→ **EXERCISE AIM**: Wherever the string "size" appears in a line, extract that line.

→ **PROVIDED MATERIAL**:
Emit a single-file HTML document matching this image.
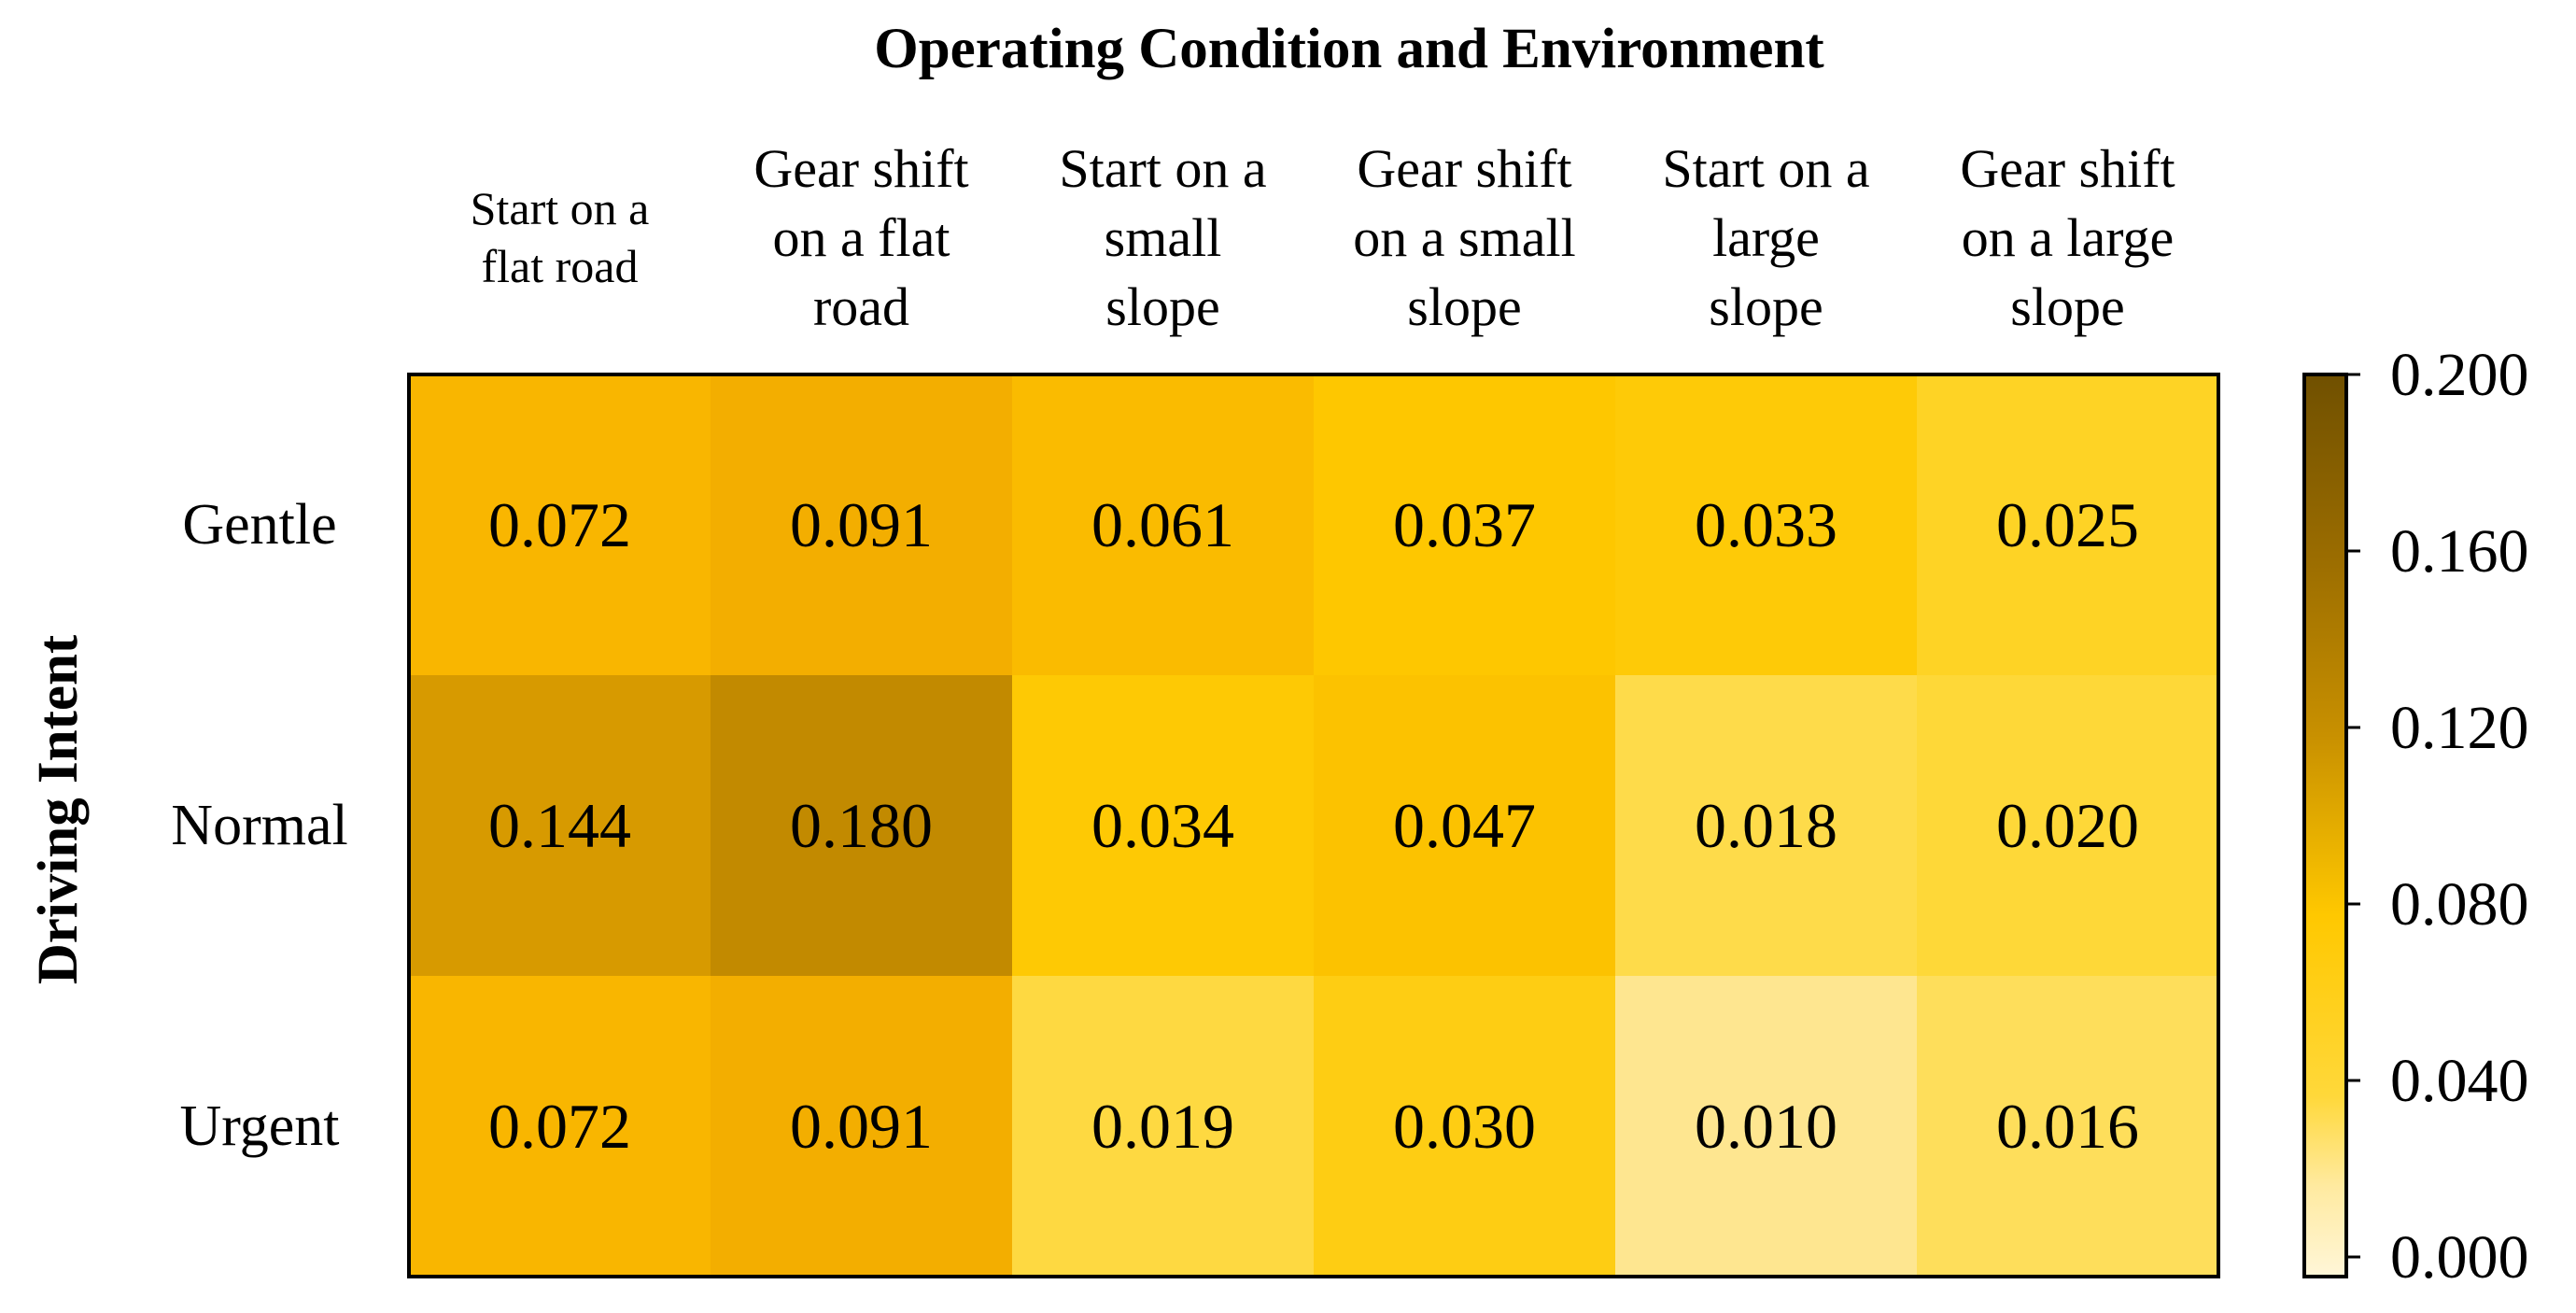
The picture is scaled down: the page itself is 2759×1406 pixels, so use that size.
<!DOCTYPE html>
<html><head><meta charset="utf-8"><style>
html,body{margin:0;padding:0;background:#fff;}
svg{display:block;font-family:"Liberation Serif",serif;}
svg text{font-family:"Liberation Serif",serif;}
</style></head><body>
<svg id="chart" width="2759" height="1406" viewBox="0 0 2759 1406">
<defs>
<linearGradient id="cbgrad" x1="0" y1="1" x2="0" y2="0">
<stop offset="0" stop-color="#fff6d8"/><stop offset="0.1" stop-color="#ffeaa0"/><stop offset="0.2" stop-color="#ffd83a"/>
<stop offset="0.4" stop-color="#ffc800"/><stop offset="0.6" stop-color="#c89000"/><stop offset="0.8" stop-color="#9a6c00"/><stop offset="1" stop-color="#705000"/>
</linearGradient>
</defs>
<text x="1445" y="72" font-size="61" font-weight="bold" text-anchor="middle">Operating Condition and Environment</text>
<text transform="translate(82,867) rotate(-90)" font-size="61" font-weight="bold" text-anchor="middle">Driving Intent</text>
<g id="cells"></g>
<rect x="438" y="401" width="1938" height="966" fill="none" stroke="#000" stroke-width="4"/>
<rect x="2468" y="401" width="45" height="966" fill="url(#cbgrad)" stroke="#000" stroke-width="4"/>
<g id="cbticks"></g>
</svg>
<script>
const cols = [["Start on a","flat road"],["Gear shift","on a flat","road"],["Start on a","small","slope"],["Gear shift","on a small","slope"],["Start on a","large","slope"],["Gear shift","on a large","slope"]];
const rows = ["Gentle","Normal","Urgent"];
const values = [
 [0.072,0.091,0.061,0.037,0.033,0.025],
 [0.144,0.180,0.034,0.047,0.018,0.020],
 [0.072,0.091,0.019,0.030,0.010,0.016]
];
const cbTicks = [0.000,0.040,0.080,0.120,0.160,0.200];
const NS="http://www.w3.org/2000/svg";
const X0=438,Y0=401,W=1938,H=966,cw=W/cols.length,rh=H/rows.length;
const xc=i=>X0+cw*(i+0.5), yc=j=>Y0+rh*(j+0.5);
const cbY=v=>1346-(v-0)/(0.2)*945;
const stops=[[0,[255,246,216]],[0.01,[254,230,144]],[0.02,[254,216,56]],[0.035,[254,200,0]],[0.07,[249,183,0]],[0.09,[244,174,0]],[0.145,[214,154,0]],[0.18,[194,138,0]],[0.2,[160,112,0]]];
function color(v){for(let k=1;k<stops.length;k++){if(v<=stops[k][0]){const a=stops[k-1],b=stops[k],t=(v-a[0])/(b[0]-a[0]);return 'rgb('+a[1].map((c,i)=>Math.round(c+(b[1][i]-c)*t)).join(',')+')';}}return 'rgb(160,112,0)';}
const svg=document.getElementById('chart'),g=document.getElementById('cells'),cb=document.getElementById('cbticks');
function el(t,a,p){const e=document.createElementNS(NS,t);for(const k in a)e.setAttribute(k,a[k]);p.appendChild(e);return e;}
values.forEach((row,j)=>row.forEach((v,i)=>{
 const r=el('rect',{x:X0+cw*i,y:Y0+rh*j,width:cw+0.5,height:rh+0.5,fill:color(v)},g);
 
 
 const t=el('text',{x:xc(i),y:yc(j)+23,'font-size':68,'text-anchor':'middle'},g);
 t.textContent=v.toFixed(3);
 
 
}));
rows.forEach((r,j)=>{
 const t=el('text',{x:278,y:yc(j)+20,'font-size':62,'text-anchor':'middle'},svg);
 t.textContent=r;
 
 
});
cols.forEach((lines,i)=>{
 const small=lines.length===2;
 const fs=small?50:58, lh=small?62:74;
 const base=small?240:200;
 lines.forEach((ln,k)=>{
  const t=el('text',{x:xc(i),y:base+k*lh,'font-size':fs,'text-anchor':'middle'},svg);
  t.textContent=ln;
  
  
 });
});
cbTicks.forEach(v=>{
 const y=cbY(v);
 const l=el('line',{x1:2512,x2:2528,y1:y,y2:y,stroke:'#000','stroke-width':3},cb);
 
 
 const t=el('text',{x:2560,y:y+22,'font-size':66},cb);
 t.textContent=v.toFixed(3);
 
 
});
</script>
</body></html>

→ **SOLUTION TO THE EXERCISE**:
The picture is scaled down: the page itself is 2759×1406 pixels, so use that size.
<text x="1445" y="72" font-size="61" font-weight="bold" text-anchor="middle">Operating Condition and Environment</text>
<text transform="translate(82,867) rotate(-90)" font-size="61" font-weight="bold" text-anchor="middle">Driving Intent</text>
 const t=el('text',{x:xc(i),y:yc(j)+23,'font-size':68,'text-anchor':'middle'},g);
 const t=el('text',{x:278,y:yc(j)+20,'font-size':62,'text-anchor':'middle'},svg);
  const t=el('text',{x:xc(i),y:base+k*lh,'font-size':fs,'text-anchor':'middle'},svg);
 const t=el('text',{x:2560,y:y+22,'font-size':66},cb);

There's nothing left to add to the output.